What developers want and how to keep them on your team

OutSystems released a new developer jobs report identifying the factors that motivate them to stay with their companies and the frustrations that drive them away. The report, Developer Engagement Report: Are Your Developers Happy or Halfway Out The Door?, draws on data from 860 global developers from different backgrounds to identify trends regarding satisfaction and retention of developers, and provide best practices for IT leaders to avoid developer burnout and turnover.

developers satisfaction

“We continue to be amazed by how IT leaders and developers around the globe continue to innovate in the face of challenges. However, with a global talent shortage of over one million developers, IT leaders will not be able to hire their way out of the challenges they face in response to the insatiable appetite for building high-performance, quality software,” said Gonçalo Gaiolas, Chief Product Officer of OutSystems.

“Instead, they need technologies that will optimize resources, alleviate workloads, and supercharge developer productivity. IT leaders who understand the benefits of various tools can support advanced development techniques, including specific developer coding preferences, while easing the friction, toil, and resource issues that continually test developer motivation and frustration.”
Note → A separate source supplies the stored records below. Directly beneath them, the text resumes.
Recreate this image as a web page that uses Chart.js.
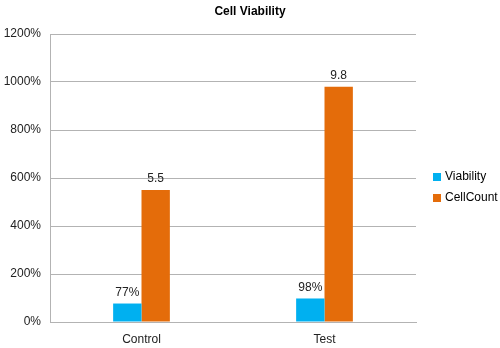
<!DOCTYPE html>
<html>
<head>
<meta charset="utf-8">
<script src="https://cdn.jsdelivr.net/npm/chart.js@4"></script>
<style>
  html, body { margin: 0; padding: 0; background: #fff; }
  #wrap { width: 500px; height: 348px; }
</style>
</head>
<body>
<div id="wrap"><canvas id="cellchart" width="500" height="348"></canvas></div>
<script>
const groups = ['Control', 'Test']
const viability = [77, 98]        // percent
const cellCount = [5.5, 9.8]      // plotted on the % axis as x100
const yTicks = [0, 200, 400, 600, 800, 1000, 1200]
const chartTitle = 'Cell Viability'

const FONT = '"Liberation Sans", Arial, sans-serif'

// numbers above each bar
const valueLabels = {
  id: 'valueLabels',
  afterDatasetsDraw(chart) {
    const ctx = chart.ctx
    ctx.save()
    ctx.font = '12px ' + FONT
    ctx.fillStyle = '#222'
    ctx.textAlign = 'center'
    ctx.textBaseline = 'bottom'
    chart.data.datasets.forEach((ds, i) => {
      chart.getDatasetMeta(i).data.forEach((bar, j) => {
        ctx.fillText(ds.labels[j], bar.x, bar.y - 5)
      })
    })
    ctx.restore()
  }
}

// title centred on the whole canvas + legend to the right of the plot
const decorations = {
  id: 'decorations',
  afterDraw(chart) {
    const ctx = chart.ctx
    const area = chart.chartArea
    ctx.save()
    ctx.font = 'bold 12px ' + FONT
    ctx.fillStyle = '#000'
    ctx.textAlign = 'center'
    ctx.textBaseline = 'middle'
    ctx.fillText(chartTitle, chart.width / 2, 12)

    const x = area.right + 17
    let y = (area.top + area.bottom) / 2 - 1
    ctx.font = '12px ' + FONT
    ctx.textAlign = 'left'
    chart.data.datasets.forEach(ds => {
      ctx.fillStyle = ds.backgroundColor
      ctx.fillRect(x, y - 4, 8, 8)
      ctx.fillStyle = '#000'
      ctx.fillText(ds.label, x + 12, y)
      y += 21
    })
    ctx.restore()
  }
}

const data = {
  labels: groups,
  datasets: [{
    label: 'Viability',
    data: viability,
    labels: viability.map(v => v + '%'),
    backgroundColor: '#00b0f0',
    borderWidth: 0
  }, {
    label: 'CellCount',
    data: cellCount.map(v => v * 100),
    labels: cellCount.map(v => String(v)),
    backgroundColor: '#e46c0a',
    borderWidth: 0
  }]
}

const config = {
  type: 'bar',
  data: data,
  options: {
    responsive: false,
    animation: false,
    layout: { padding: { top: 34, right: 84, bottom: 0, left: 2 } },
    datasets: { bar: { categoryPercentage: 0.31, barPercentage: 1 } },
    scales: {
      x: {
        grid: { display: false, drawTicks: false },
        border: { color: '#b3b3b3', width: 1 },
        afterFit: axis => { axis.height = 26 },
        ticks: { color: '#222', font: { size: 12, family: FONT }, padding: 10 }
      },
      y: {
        min: 0,
        max: 1200,
        afterBuildTicks: axis => { axis.ticks = yTicks.map(v => ({ value: v })) },
        afterFit: axis => { axis.width = 48 },
        grid: { color: '#b3b3b3', drawTicks: false },
        border: { color: '#b3b3b3', width: 1 },
        ticks: {
          color: '#222',
          font: { size: 12, family: FONT },
          padding: 9,
          callback: v => v + '%'
        }
      }
    },
    plugins: {
      title: { display: false },
      legend: { display: false },
      tooltip: { enabled: false }
    }
  },
  plugins: [valueLabels, decorations]
}

const myChart = new Chart(document.getElementById('cellchart'), config)
</script>
</body>
</html>
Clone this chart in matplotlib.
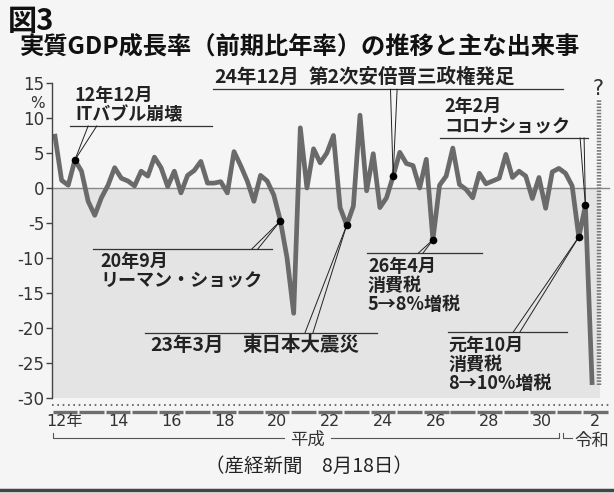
#!/usr/bin/env python3
"""
図3 実質GDP成長率（前期比年率）の推移と主な出来事
- 四半期データ 2000年1-3月期 〜 2020年4-6月期
- out.png に保存
"""

import matplotlib
matplotlib.use("Agg")
import matplotlib.pyplot as plt
from matplotlib.lines import Line2D

plt.rcParams["font.family"] = ["Noto Sans CJK JP", "DejaVu Sans"]

# 実質GDP成長率（前期比年率, %）
growth = [
    7.4, 1.1, 0.4, 4.0,       # 2000
    2.4, -1.9, -3.9, -1.4,    # 2001
    0.4, 2.9, 1.4, 1.0,       # 2002
    0.3, 2.4, 1.7, 4.4,       # 2003
    2.9, 0.2, 2.4, -0.7,      # 2004
    1.8, 2.5, 3.8, 0.7,       # 2005
    0.7, 0.9, -0.7, 5.2,      # 2006
    3.2, 1.0, -1.9, 1.8,      # 2007
    1.0, -1.0, -4.7, -10.0,   # 2008
    -17.9, 8.6, 0.0, 5.6,     # 2009
    3.6, 5.0, 7.5, -2.8,      # 2010
    -5.3, -2.6, 10.4, -0.4,   # 2011
    4.9, -2.8, -1.4, 1.7,     # 2012
    5.1, 3.5, 3.2, 0.0,       # 2013
    4.1, -7.4, 0.4, 1.7,      # 2014
    5.7, 0.5, -0.2, -1.4,     # 2015
    2.1, 0.6, 1.0, 1.4,       # 2016
    4.8, 1.5, 2.4, 1.7,       # 2017
    -1.5, 1.5, -2.9, 2.3,     # 2018
    2.8, 2.1, 0.3, -7.0,      # 2019
    -2.5, -27.8,              # 2020
]
quarters = list(range(len(growth)))

# 出来事の四半期（2000年1-3月期 = 0）
event_q = [3, 34, 44, 51, 57, 79, 80]

years = list(range(2000, 2021))
year_labels = ["12年", "14", "16", "18", "20", "22", "24", "26", "28", "30", "2"]
yticks = [15, 10, 5, 0, -5, -10, -15, -20, -25, -30]

LINE = "#6a6a6a"
INK = "#222222"
NUM_FONT = ["DejaVu Sans", "Noto Sans CJK JP"]

fig = plt.figure(figsize=(6.14, 4.93), dpi=100, facecolor="#f5f5f5")
ax = fig.add_axes([52 / 614, 1 - 398 / 493, 562 / 614, 315 / 493])
ax.set_facecolor("none")
ax.set_xlim(-0.45, 84.31)
ax.set_ylim(-30, 15)

for s in ("top", "right", "bottom"):
    ax.spines[s].set_visible(False)
ax.spines["left"].set_color("#444")
ax.spines["left"].set_linewidth(1.0)
ax.set_xticks([])
ax.set_yticks(yticks)
ax.set_yticklabels([str(v) for v in yticks], family=NUM_FONT, fontsize=12, color="#333")
ax.tick_params(axis="y", direction="out", length=4, width=1, color="#444", pad=1.5)
ax.text(-1.5, 12.0, "%", ha="right", va="center", family=NUM_FONT, fontsize=11, color="#333")

# マイナス領域の網掛け
ax.fill_between([-0.45, 82.2], -30, 0, color="#e4e4e4", lw=0, zorder=0)
ax.plot([-0.45, 83.5], [0, 0], color="#888", lw=1.0, zorder=1)

# 成長率の折れ線
ax.plot(quarters, growth, color=LINE, lw=3.4, zorder=2)
ax.plot(event_q, [growth[q] for q in event_q], "o", color="black", ms=4.5, zorder=5)

# 今後（？）
ax.plot([82, 82], [-28.1, 12.6], color="#777", lw=3.2, ls=(0, (0.35, 0.35)), zorder=2)
ax.text(81.9, 14.2, "?", ha="center", va="center", family=NUM_FONT, fontsize=15, color="#333")


def underline(x1, x2, y):
    ax.plot([x1, x2], [y, y], color="#333", lw=0.9, zorder=3, clip_on=False)


def leader(q, feet, y):
    for fx in feet:
        ax.plot([q, fx], [growth[q], y], color=INK, lw=0.7, zorder=3, clip_on=False)


note = dict(color=INK, fontweight="bold", linespacing=1.0, zorder=6)

# 12年12月 ITバブル崩壊
underline(2.26, 23.7, 8.86)
leader(3, [5.0, 6.3], 8.86)
ax.text(3.0, 9.1, "12年12月\nITバブル崩壊", ha="left", va="bottom", fontsize=13, **note)

# 24年12月 第2次安倍晋三政権発足
underline(23.8, 76.6, 14.1)
leader(51, [50.6, 51.6], 14.1)
ax.text(24.1, 14.5, "24年12月", ha="left", va="bottom", fontsize=14, **note)
ax.text(38.2, 14.5, "第2次安倍晋三政権発足", ha="left", va="bottom", fontsize=14, **note)

# 2年2月 コロナショック
underline(58.1, 80.4, 7.14)
leader(80, [79.2, 79.8], 7.14)
ax.text(58.8, 7.5, "2年2月\nコロナショック", ha="left", va="bottom", fontsize=13, **note)

# 20年9月 リーマン・ショック
underline(5.7, 32.7, -8.7)
leader(34, [29.7, 30.6], -8.7)
ax.text(6.8, -9.2, "20年9月\nリーマン・ショック", ha="left", va="top", fontsize=13, **note)

# 23年3月 東日本大震災
underline(13.6, 48.6, -20.7)
leader(44, [37.7, 38.9], -20.7)
ax.text(14.3, -21.1, "23年3月", ha="left", va="top", fontsize=14, **note)
ax.text(28.2, -21.1, "東日本大震災", ha="left", va="top", fontsize=14, **note)

# 26年4月 消費税 5→8%増税
underline(47.1, 64.4, -9.3)
leader(57, [54.8, 55.5], -9.3)
ax.text(47.2, -9.8, "26年4月\n消費税\n5→8%増税", ha="left", va="top", fontsize=13, **note)

# 元年10月 消費税 8→10%増税
underline(59.3, 77.2, -20.6)
leader(79, [69.1, 70.1], -20.6)
ax.text(59.3, -21.1, "元年10月\n消費税\n8→10%増税", ha="left", va="top", fontsize=13, **note)

# 横軸：点線・年の区切り・年ラベル
ax.plot([-0.45, 84.0], [-31.0, -31.0], color="#555", lw=1.2, ls=(0, (1, 2.2)), clip_on=False)
for k, yr in enumerate(years):
    q0 = 4 * k
    ax.plot([q0 - 0.35, q0 + 3.35], [-32.0, -32.0], color="#6e6e6e", lw=2.4,
            solid_capstyle="butt", clip_on=False)
for k, lab in enumerate(year_labels):
    ax.text(8 * k + 1.5, -33.4, lab, ha="center", va="center", family=NUM_FONT,
            fontsize=11.5, color="#333", clip_on=False)

# 元号の括弧
br = dict(color="#555", lw=0.8, clip_on=False)
ax.plot([-0.3, -0.3, 34.6], [-35.0, -35.7, -35.7], **br)
ax.plot([41.7, 76.0, 76.0], [-35.7, -35.7, -35.0], **br)
ax.plot([76.6, 76.6, 78.0], [-35.0, -35.7, -35.7], **br)
ax.text(38.15, -35.9, "平成", ha="center", va="center", fontsize=12.5, color="#333")
ax.text(78.3, -36.2, "令和", ha="left", va="center", fontsize=12.5, color="#333")

# タイトル・出典
fig.text(8 / 614, 1 - 21 / 493, "図3", ha="left", va="center", fontsize=21,
         fontweight="bold", color="#111")
fig.text(20 / 614, 1 - 48 / 493, "実質GDP成長率（前期比年率）の推移と主な出来事",
         ha="left", va="center", fontsize=17.5, fontweight="bold", color="#111")
fig.text(309 / 614, 1 - 466 / 493, "（産経新聞　8月18日）", ha="center", va="center",
         fontsize=14, color="#222")
fig.add_artist(Line2D([0, 1], [1 - 490 / 493] * 2, transform=fig.transFigure,
                      color="#444", lw=2.5))

fig.savefig("out.png", dpi=100, facecolor=fig.get_facecolor())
Key findings on developers’ satisfaction and retention

Developers love their jobs, but are less satisfied with day-to-day work: Globally, 64% of respondents say they “love” their jobs, yet only 46% say they are very satisfied with the day-to-day elements of their jobs. Overall, US developers seem less happy than their global counterparts. Only 49% of US developers love their jobs, yet only 37% are very satisfied with their day-to-day work.

Retention is a challenge: Globally, 48% of developers said they would definitely be with their current company a year from now — and that percentage falls to 29% when looking two years out. For US developers, the numbers were even lower. Only 38% said they would definitely be with their current company in one year and only 18% felt they would in two years.

US developers are leading in work-life balance: US developers feel significantly better overall about their work-life balance. While 50% of respondents strongly agreed they need better work-life balance, only 30% of US developers felt the same.

The grass isn’t always greener: While slightly more US developers are seriously considering changing companies right now (33% US vs. 31% globally), they feel less confident about their prospects. Only 25% of US developers strongly agreed that there are many opportunities to easily get a better position right now, compared to 42% of global respondents.

Development techniques matter: The impact of low-code solutions

With the significant rise of low-code as a streamlined development technique, the report investigates developers who use low-code as a subset of the larger developer community. Results indicate low-code developers – most of whom also use traditional coding languages alongside low-code – experience greater satisfaction around workload, shorter work weeks, more career growth, and fewer other factors that contribute to burnout.

  • More than half of low-code developers reported that they were “very satisfied” with both team productivity (59%) and the quality of tools at their disposal to complete their work (57%). Conversely, less than half of traditional code users reported similar feelings around team productivity (41%) and developer tools (36%).
  • More than 71% of low-code users said they were able to stick to the typical 40-hour work week, compared to only 44% of traditional developers. Additionally, 63% of low-code developers indicate they are happy with their salary and benefits compared to 40% of traditional developers.
  • Low-code developers have received an average of 3.5 job promotions at their current company, while traditional developers have been promoted just 2.0 times.